The data>
--------
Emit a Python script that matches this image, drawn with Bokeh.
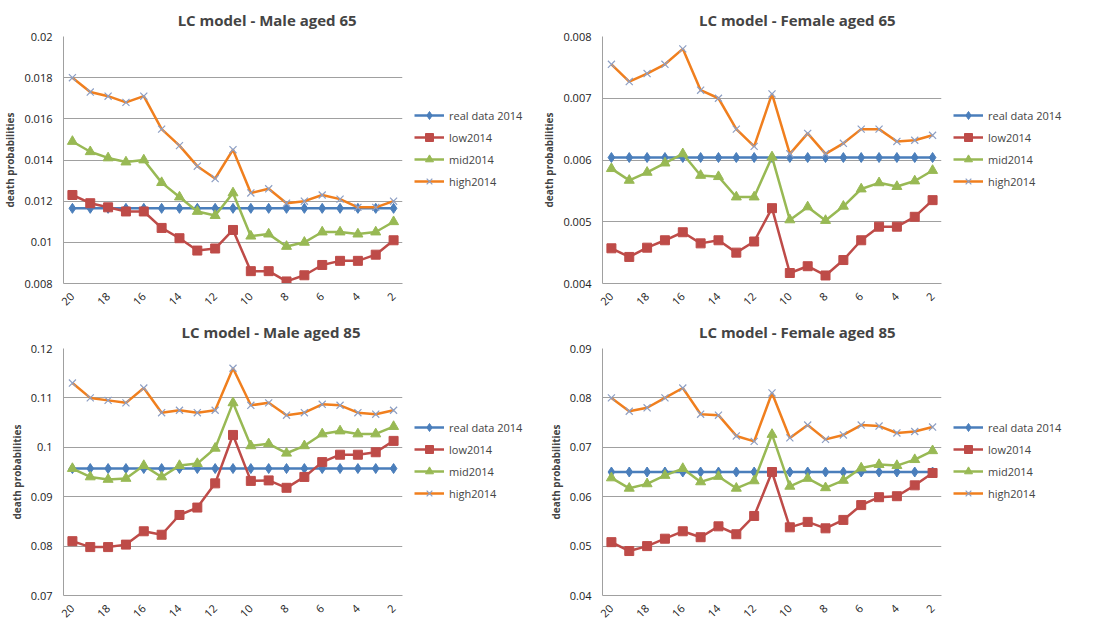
--------
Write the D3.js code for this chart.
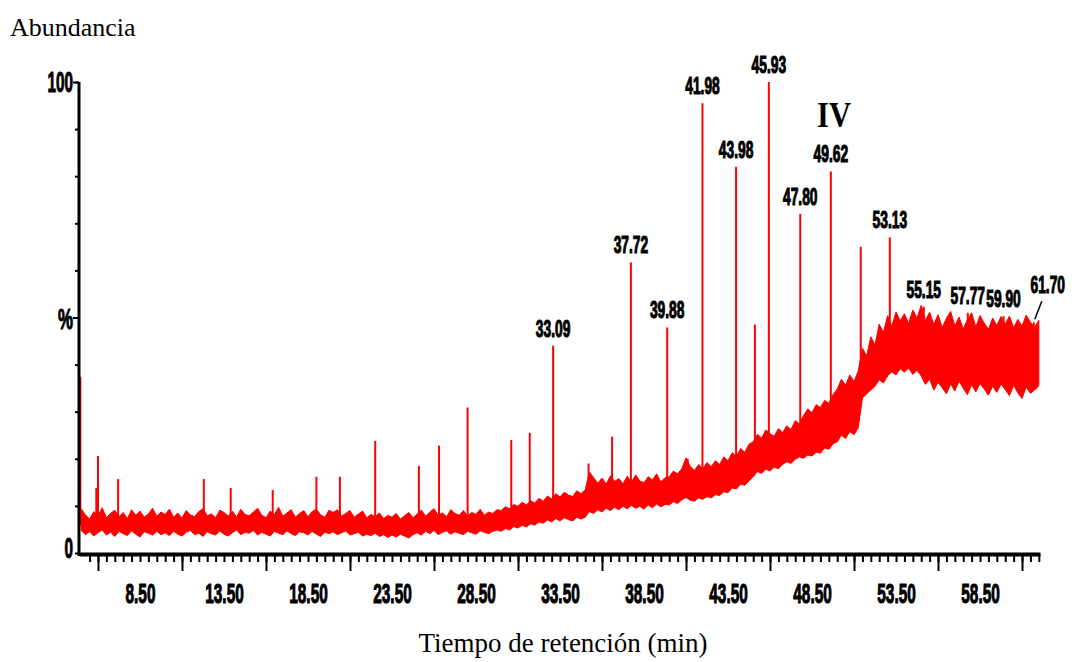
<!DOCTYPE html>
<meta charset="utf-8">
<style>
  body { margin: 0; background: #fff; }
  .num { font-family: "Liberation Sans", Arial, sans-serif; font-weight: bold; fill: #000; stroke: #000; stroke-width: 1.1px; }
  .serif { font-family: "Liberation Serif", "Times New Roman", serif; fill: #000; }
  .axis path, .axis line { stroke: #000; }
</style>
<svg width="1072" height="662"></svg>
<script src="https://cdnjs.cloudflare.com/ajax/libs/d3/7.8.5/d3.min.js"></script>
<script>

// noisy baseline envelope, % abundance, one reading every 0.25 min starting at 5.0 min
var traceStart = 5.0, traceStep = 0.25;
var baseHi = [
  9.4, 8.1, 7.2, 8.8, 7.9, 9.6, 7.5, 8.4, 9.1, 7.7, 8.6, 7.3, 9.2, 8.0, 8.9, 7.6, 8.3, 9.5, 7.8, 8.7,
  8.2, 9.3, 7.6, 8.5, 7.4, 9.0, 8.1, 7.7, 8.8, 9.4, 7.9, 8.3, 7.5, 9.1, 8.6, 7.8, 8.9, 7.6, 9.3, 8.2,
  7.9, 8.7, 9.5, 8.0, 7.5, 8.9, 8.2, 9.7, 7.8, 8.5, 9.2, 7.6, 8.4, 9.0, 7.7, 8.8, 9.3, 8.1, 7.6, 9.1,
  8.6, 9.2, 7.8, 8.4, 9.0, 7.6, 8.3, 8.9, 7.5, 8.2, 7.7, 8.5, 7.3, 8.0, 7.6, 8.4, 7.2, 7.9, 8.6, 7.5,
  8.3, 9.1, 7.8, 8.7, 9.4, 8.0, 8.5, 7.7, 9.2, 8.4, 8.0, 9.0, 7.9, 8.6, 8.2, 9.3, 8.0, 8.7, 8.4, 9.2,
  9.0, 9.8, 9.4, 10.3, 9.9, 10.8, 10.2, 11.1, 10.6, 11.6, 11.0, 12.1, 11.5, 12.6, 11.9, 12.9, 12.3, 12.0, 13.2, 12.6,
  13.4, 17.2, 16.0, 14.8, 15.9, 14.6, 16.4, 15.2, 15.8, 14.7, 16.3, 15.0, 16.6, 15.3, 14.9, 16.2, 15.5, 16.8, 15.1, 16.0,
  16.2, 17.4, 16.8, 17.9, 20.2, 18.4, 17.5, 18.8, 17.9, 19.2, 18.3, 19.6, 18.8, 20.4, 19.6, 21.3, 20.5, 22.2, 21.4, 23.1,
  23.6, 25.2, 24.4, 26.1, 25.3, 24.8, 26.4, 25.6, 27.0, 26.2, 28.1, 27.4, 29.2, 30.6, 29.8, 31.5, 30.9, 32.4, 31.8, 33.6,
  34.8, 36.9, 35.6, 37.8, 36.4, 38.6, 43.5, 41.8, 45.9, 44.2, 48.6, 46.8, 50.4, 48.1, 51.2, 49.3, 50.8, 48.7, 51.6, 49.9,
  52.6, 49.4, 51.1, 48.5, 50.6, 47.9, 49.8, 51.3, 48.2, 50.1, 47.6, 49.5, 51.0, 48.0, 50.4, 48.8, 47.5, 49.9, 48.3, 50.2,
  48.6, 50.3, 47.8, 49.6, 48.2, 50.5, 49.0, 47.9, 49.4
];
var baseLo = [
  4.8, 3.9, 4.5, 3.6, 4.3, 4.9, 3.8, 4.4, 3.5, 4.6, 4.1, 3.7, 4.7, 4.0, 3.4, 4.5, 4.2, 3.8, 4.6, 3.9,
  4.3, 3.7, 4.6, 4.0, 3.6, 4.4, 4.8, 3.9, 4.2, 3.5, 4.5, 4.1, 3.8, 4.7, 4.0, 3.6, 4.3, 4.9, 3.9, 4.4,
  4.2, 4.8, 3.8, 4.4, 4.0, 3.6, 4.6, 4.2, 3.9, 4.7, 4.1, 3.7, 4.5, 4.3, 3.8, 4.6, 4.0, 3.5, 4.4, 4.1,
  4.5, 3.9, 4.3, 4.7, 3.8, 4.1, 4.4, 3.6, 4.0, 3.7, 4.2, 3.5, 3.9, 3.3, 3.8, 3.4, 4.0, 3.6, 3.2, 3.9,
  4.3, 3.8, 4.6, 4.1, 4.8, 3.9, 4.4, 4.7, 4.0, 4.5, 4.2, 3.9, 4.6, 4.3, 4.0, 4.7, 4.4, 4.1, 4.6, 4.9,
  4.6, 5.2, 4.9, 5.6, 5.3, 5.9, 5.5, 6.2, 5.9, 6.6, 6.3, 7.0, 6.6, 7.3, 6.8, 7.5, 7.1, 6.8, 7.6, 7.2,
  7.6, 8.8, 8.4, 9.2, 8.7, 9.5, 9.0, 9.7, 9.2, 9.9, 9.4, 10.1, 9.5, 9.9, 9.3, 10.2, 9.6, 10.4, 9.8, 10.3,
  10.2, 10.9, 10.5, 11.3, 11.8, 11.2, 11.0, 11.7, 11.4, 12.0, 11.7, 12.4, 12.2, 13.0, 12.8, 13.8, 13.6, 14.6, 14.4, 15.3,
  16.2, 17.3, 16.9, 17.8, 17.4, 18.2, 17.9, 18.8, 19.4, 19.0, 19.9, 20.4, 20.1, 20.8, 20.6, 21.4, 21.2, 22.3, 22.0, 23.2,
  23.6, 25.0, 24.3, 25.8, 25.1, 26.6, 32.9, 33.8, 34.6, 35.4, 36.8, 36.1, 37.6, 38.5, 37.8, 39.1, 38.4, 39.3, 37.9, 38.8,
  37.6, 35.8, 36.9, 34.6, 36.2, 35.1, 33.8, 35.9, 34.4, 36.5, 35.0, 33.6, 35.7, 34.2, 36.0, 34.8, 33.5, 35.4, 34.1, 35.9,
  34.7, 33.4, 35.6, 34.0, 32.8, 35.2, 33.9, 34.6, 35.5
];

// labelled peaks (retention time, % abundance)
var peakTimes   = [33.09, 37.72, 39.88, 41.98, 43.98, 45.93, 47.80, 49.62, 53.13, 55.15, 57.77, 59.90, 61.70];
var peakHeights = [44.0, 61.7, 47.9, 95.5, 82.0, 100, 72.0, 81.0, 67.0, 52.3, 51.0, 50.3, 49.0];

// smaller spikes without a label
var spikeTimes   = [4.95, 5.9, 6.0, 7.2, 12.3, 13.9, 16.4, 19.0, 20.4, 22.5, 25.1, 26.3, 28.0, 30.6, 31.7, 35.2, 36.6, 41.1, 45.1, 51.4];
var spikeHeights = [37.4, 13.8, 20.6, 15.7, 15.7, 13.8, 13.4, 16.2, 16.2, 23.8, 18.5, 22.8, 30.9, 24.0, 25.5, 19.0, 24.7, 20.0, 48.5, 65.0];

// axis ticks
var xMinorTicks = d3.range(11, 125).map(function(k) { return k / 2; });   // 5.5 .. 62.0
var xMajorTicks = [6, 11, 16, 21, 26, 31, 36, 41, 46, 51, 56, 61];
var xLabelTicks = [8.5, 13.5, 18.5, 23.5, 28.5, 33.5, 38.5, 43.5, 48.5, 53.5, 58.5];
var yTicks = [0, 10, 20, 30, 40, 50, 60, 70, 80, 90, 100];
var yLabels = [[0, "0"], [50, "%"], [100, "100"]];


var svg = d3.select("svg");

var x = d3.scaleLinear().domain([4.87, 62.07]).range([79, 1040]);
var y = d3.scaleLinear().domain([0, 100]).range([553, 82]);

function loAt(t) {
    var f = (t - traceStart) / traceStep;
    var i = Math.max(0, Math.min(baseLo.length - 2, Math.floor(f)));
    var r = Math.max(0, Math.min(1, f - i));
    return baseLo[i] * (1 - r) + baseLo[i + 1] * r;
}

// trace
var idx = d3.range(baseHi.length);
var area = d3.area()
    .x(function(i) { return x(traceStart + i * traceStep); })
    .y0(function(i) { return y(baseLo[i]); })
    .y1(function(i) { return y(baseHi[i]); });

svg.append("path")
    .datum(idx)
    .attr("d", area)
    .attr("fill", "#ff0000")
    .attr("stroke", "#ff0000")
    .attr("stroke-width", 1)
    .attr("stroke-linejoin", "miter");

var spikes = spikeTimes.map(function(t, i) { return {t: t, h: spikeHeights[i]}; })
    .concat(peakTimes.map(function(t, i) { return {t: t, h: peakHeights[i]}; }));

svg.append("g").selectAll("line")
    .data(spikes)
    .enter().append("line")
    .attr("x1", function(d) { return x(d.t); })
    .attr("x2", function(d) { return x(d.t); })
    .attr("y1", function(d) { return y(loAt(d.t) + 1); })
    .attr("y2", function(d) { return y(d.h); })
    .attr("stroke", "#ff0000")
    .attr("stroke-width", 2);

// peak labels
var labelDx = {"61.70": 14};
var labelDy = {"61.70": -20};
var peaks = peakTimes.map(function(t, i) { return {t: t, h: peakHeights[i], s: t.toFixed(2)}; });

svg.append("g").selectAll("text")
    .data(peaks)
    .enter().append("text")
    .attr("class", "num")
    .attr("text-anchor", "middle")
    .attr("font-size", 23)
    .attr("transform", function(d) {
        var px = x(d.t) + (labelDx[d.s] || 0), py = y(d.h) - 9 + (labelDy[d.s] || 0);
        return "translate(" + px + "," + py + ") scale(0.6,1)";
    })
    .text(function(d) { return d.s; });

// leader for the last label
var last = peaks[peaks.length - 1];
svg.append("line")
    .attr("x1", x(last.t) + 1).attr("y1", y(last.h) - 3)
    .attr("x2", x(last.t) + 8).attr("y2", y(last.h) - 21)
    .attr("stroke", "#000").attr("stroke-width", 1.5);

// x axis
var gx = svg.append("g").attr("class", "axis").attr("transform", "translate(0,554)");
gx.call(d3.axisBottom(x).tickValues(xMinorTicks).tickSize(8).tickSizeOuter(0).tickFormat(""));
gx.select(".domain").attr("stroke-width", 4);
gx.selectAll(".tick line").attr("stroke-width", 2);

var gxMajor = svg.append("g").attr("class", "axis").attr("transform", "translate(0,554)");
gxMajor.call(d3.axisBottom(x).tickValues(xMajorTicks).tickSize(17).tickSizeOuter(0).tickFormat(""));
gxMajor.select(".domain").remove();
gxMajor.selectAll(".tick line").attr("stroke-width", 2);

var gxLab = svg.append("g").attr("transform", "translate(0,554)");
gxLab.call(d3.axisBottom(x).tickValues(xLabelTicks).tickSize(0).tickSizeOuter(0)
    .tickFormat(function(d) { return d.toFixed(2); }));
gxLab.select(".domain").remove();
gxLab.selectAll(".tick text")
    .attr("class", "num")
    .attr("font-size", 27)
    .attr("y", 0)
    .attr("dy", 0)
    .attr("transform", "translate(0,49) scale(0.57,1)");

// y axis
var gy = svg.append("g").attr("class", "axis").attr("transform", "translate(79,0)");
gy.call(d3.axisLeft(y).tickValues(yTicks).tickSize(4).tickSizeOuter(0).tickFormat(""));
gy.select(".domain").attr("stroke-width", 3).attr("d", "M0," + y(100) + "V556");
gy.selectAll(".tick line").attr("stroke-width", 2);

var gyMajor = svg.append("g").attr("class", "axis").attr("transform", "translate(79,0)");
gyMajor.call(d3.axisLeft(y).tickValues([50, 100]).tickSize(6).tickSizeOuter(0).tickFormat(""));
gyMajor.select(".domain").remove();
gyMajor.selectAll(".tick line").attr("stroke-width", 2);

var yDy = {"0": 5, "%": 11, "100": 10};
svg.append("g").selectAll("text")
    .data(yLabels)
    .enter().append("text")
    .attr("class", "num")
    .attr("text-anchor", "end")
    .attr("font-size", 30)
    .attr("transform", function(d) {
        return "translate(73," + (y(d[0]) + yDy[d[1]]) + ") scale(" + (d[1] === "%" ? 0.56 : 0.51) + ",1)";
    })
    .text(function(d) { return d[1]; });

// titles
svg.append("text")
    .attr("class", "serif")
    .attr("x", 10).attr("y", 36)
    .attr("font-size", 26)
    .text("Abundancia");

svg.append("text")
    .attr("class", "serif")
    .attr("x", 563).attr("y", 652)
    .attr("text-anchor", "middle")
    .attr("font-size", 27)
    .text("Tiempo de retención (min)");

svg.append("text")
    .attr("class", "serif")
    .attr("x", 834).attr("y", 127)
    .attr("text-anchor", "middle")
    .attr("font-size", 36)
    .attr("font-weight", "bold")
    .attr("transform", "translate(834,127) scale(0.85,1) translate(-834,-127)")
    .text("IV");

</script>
--------
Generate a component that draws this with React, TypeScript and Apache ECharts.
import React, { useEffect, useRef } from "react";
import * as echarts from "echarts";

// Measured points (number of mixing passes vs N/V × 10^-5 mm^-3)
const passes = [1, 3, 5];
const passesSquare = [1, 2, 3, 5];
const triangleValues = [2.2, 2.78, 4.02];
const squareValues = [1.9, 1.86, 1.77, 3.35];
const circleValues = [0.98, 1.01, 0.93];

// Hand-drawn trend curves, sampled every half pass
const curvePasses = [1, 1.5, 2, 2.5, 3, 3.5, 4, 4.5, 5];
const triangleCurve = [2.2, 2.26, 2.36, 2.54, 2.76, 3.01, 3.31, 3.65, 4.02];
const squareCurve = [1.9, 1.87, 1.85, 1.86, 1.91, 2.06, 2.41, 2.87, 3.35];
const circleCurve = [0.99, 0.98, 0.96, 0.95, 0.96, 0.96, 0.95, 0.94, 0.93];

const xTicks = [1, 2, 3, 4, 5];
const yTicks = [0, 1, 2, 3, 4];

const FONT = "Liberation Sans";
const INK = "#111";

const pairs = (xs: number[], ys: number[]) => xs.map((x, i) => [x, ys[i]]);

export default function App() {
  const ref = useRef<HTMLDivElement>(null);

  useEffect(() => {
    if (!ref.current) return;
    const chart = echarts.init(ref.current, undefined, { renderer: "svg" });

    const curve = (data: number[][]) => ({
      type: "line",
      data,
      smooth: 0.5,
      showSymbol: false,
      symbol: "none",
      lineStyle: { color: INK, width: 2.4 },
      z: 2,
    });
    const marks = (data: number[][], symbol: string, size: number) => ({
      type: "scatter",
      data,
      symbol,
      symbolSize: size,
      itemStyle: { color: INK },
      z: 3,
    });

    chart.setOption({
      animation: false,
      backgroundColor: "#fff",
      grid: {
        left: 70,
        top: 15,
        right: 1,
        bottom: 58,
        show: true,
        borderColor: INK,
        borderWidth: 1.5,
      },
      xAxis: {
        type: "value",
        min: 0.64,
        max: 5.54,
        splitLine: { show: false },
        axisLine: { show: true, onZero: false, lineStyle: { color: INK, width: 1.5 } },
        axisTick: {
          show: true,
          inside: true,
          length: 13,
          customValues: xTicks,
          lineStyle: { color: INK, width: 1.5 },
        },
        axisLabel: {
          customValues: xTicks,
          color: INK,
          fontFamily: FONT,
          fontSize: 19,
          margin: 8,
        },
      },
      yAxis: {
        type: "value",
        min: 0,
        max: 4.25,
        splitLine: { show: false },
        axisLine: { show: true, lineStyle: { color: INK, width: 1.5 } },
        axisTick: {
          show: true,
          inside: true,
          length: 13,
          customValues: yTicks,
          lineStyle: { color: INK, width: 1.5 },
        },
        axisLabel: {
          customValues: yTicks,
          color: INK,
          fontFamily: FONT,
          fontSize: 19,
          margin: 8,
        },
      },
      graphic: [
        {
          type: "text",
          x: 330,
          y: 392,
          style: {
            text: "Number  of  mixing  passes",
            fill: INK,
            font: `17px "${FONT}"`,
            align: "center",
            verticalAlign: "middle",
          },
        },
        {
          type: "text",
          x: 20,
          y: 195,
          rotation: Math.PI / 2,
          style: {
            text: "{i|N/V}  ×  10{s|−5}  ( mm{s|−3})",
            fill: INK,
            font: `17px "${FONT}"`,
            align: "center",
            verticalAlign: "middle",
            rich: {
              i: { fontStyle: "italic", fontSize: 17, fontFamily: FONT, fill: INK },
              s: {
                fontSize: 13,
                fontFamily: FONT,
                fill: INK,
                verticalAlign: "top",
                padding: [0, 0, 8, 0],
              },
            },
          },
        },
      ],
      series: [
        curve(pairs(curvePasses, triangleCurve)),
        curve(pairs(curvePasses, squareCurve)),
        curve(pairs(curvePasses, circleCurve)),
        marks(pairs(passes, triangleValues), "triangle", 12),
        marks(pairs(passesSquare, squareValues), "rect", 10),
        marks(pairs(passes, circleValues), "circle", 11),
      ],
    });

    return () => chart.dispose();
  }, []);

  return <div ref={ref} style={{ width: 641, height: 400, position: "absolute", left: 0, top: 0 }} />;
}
--------
Only the number is required: the count of lines containing the word "this".

3